In other words: if you YOLO‑longed the top and refused to cut losses, you were out of the game for years.
Stocks: “safer” but still painful
– In 2022, high‑growth and tech stocks got crushed. The Nasdaq‑100 fell about –33% peak to trough; many popular names were down 50–70%.
– The S&P 500 had its biggest annual drop since 2008, with a max drawdown around –25%.
– 2023 then came back strong: the S&P 500 gained roughly +24%, led by mega‑cap tech.
– 2024 (up to late year) added another double‑digit percentage gain for broad US indices, but with recurring pullbacks of 5–10% in a few weeks.
Takeaway: even “boomer stocks” can feel like Ranked when volatility spikes.

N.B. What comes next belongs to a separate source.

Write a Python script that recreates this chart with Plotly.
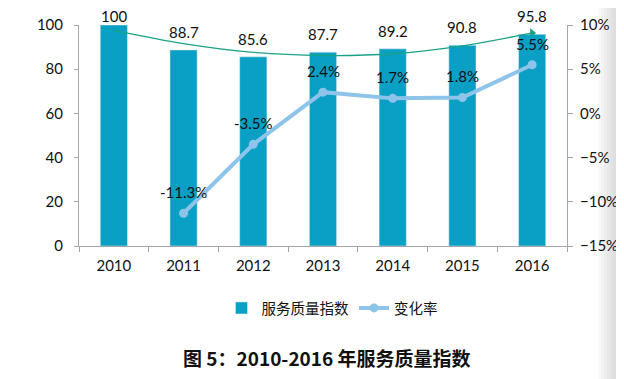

Without a plan, both crypto and stocks will happily delete your progress.
Core idea: treat your capital like your in‑game lives
Imagine you’re in a roguelike with:
– 1 life (your account)
– 100 HP (your total capital)
– Every trade = a room with enemies
If you lose 50 HP in one room, the rest of the run is scuffed. Lose 90 HP and a random spike finishes you. Risk management is literally making sure no single bad room can end the run.
That’s the mental model behind the best risk management techniques for day trading stocks and crypto: never let one decision ruin the whole campaign.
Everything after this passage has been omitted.